SNOHOMISH — The Snohomish School District has agreed to pay out $25,000 to a woman who accused the district of negligence over a reported sexual assault in Snohomish High School decades earlier.
According to the lawsuit filed in July 2022, the woman was sexually assaulted after a teacher locked her in a room with another boy as a form of punishment in the 1980s.
In late September, the parties reached a settlement. The terms came after the school district’s law firm, Byrnes Keller Cromwell, filed for sanctions against the woman’s attorney, alleging misconduct.
“To avoid the time, expense and uncertainty of litigation, and without admission of liability, the Parties wish to resolve the disputes between them in consideration for the mutual promises and agreements set forth below,” according to court papers obtained by The Daily Herald through public records request.
Around 1980 or 1981, a Snohomish High School teacher, Mark Albertine, would punish students by locking them in a room unsupervised, according to the lawsuit filed in Snohomish County Superior Court. The woman was a 15-year-old student at the time.
She made a sarcastic comment in class, so Albertine locked her in a conference room, the complaint alleged. A teenage boy was already inside. Albertine locked the door and left, according to the lawsuit.
The teen sexually assaulted her, according to the allegations. She couldn’t get out of the room or call for help.
The assault wasn’t reported to police and she didn’t tell anyone for years, her attorney Kirk Davis wrote.
One day, in the past few years, the woman was at a high school friend’s house. Her friend was talking to a man on speaker phone, she alleged. The woman “immediately recognized” the man’s voice, and the events from decades earlier became vivid again.
The lawsuit argued the Snohomish School District and Snohomish High School acted negligently in allowing Albertine to use this kind of punishment.
This month, a spokesperson for the school district declined to comment on the resolution of the case.
In July, Davis tried to withdraw from the case. Davis wrote in court documents that he had “essentially become a witness” in the case, and therefore could not continue as counsel.
A week later, Keith Petrak, an attorney from Byrnes Keller Cromwell, submitted a 150-page document seeking sanctions against the attorney, citing two instances of alleged misconduct.
The first instance was a “false” discovery request regarding “highly probative evidence,” according to court documents.
In October 2022, when responding to a request for legible diaries or journals regarding the sexual assault, the woman denied any existed, according to court documents.

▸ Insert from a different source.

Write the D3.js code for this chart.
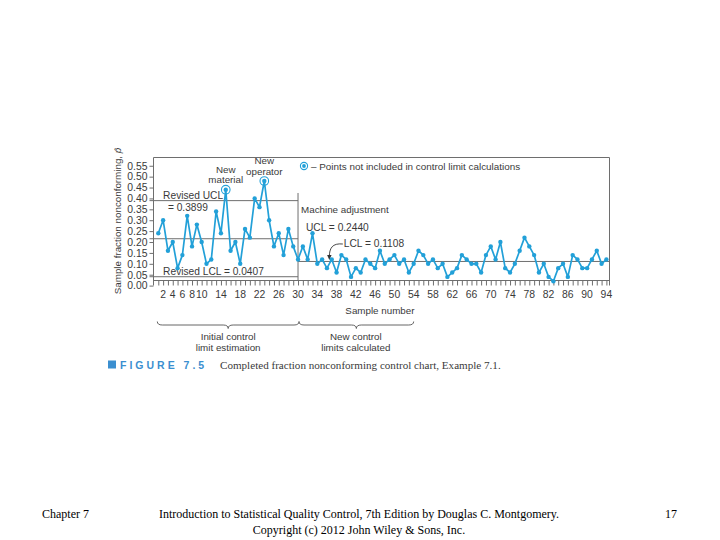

However, counseling records revealed she kept a journal, describing nightmares about the incident.
In her deposition, the woman testified she still had part of her journal, and that she gave the rest of it to her attorney. When asked further questions about the journal, she became “highly emotional,” lawyers wrote in court filings.
Davis requested a break. After the break, the plaintiff testified she threw away the journal after stopping counseling, court papers said. The next day, Davis tried to withdraw as her attorney.
On Aug. 4, about a week after her deposition, the plaintiff said she found a few pages from the journal in her trash, court documents said.
“Suffice to say that there is every reason to believe that Plaintiff has not produced the entirety of the journal, if indeed what has now been produced was not created in the last week in anticipation of a spoliation motion,” Petrak wrote.
The other matter alleged the “interference with and manipulation” of the testimony of the plaintiff’s high school friend, who was a key witness, the lawyer wrote.
An hour into the witness’ deposition in March, the friend responded to questions about the phone call recounted in the original complaint. Her answers were “entirely inconsistent” with the claims, according to court documents.
Davis requested a break, during which he began texting the witness, asking her to call him, according to court records. The witness logged out of the Zoom call, and returned about 20 minutes later. She said Davis asked her if she was tired. The witness then became confused about phone calls between the plaintiff and the alleged assailant, Petrak wrote. She abruptly left the deposition.
Later that day, Davis texted the witness, saying he was sending a declaration, which the witness signed a week later. According to the motion, the declaration contradicted her deposition testimony.
Davis wrote in court records he had to withdraw from the case because he became a witness himself, after contacting the woman’s friend over text and by phone during her deposition.
Davis countered that the sanctions motion contained many errors. One example was the claim that the woman “destroyed evidence.” Davis claimed his client did find the missing notes in her dumpster and turned them over to the defendant’s counsel.
Davis couldn’t be reached for comment this week.
In court papers, the woman wrote she had been honest throughout the case. She wrote she was in special education in high school, and is sometimes confused when she reads.
The woman claimed the defense counsel was trying to “trick her” by accusing her of destroying evidence.
“All I’m trying to do is tell the truth about how I was sexually assaulted in that locked room all those years ago,” the woman wrote in court documents. “The Defense attorney is trying to make my confusion look like I’m not telling the truth.”